Blandowski left Victoria on 17 March 1859 in the Mathilde and returned to Germany, first to Berlin and then to his home town, Gleiwitz, where he took up a new profession, that of photographer. His attempts to publish his Australian work proved fruitless. The date of his death is not known with certainty but is thought to have been about 1876. Following his death some of his 4000 sketches, photographs and manuscripts were acquired by the Royal Library in Berlin, but later these were dispersed throughout other institutions and not all material has been traced.
Blandowski is best known as an artist because of a series of engravings of his work, executed under his direction at Melbourne in 1855-56, and a set of photographic copies he organised at Gleiwitz in 1862. The engravings, on 29 plates in a portfolio titled Australia Terra Cognita , were part of a proposed collection of 200 plates never completed.
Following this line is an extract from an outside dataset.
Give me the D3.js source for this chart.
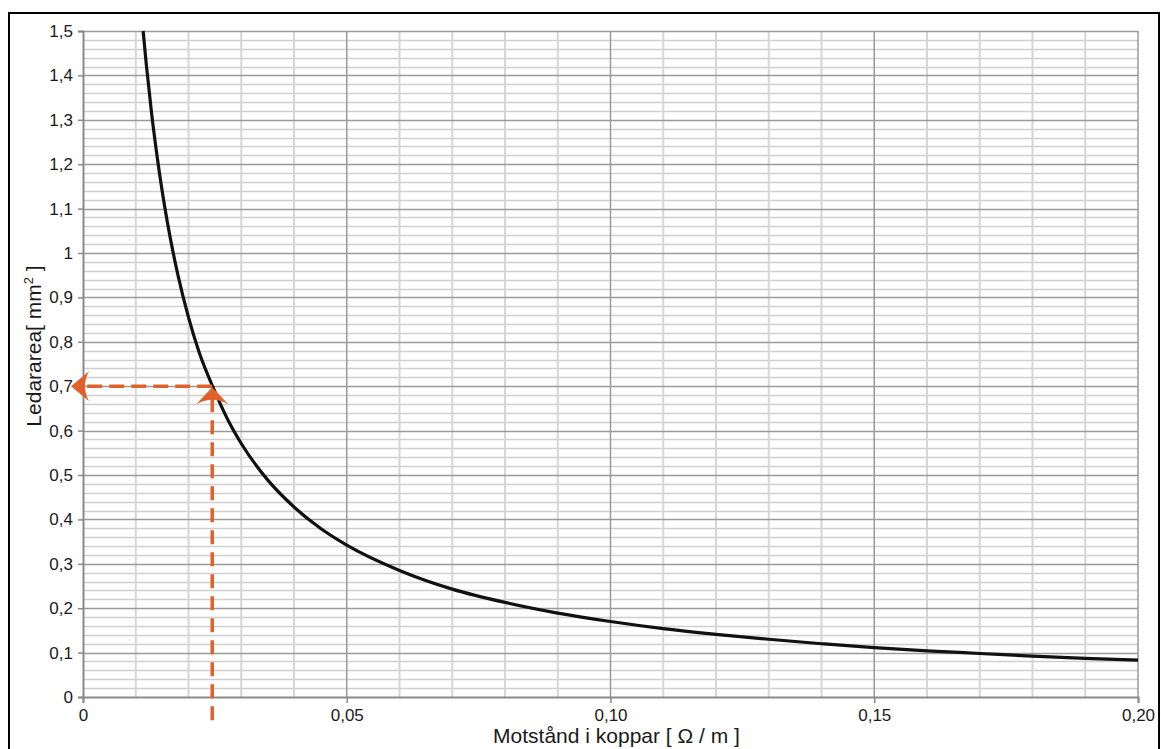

The 27 {Roger Butler in New Worlds from Old 1998 says 29 in NGA copy} which were printed from copper or steel plates engraved by James Redaway & Sons at Melbourne in 1855-56 consist of geological views in South Australia and Victoria, specimens of fossils, birds, birds’ eggs and portraits of South Australian Aborigines and their artefacts. Some of the Victorian views are based on photographs taken by Blandowski and Brown. Two of the plates, wood-engravings of fish, were executed by Frederick Grosse , a Melbourne wood-engraver.
In 1860-61 Blandowski employed Gustav Mutzel, a young painter later to become famous as a natural history artist, to work up his sketches and photographs into a series of finished paintings which, together with the 29 engraved plates, were photographed. 142 reduced prints were made and placed in an album, together with an accompanying text, and Australien in 142 Photographischen Abbildungen was published at Gleiwitz in 1862. Two copies are known. Of Mutzel’s paintings, 10 bird plates are in the collection of the Museum für Naturkunde, Berlin, along with several hundred of Blandowski’s own natural history sketches.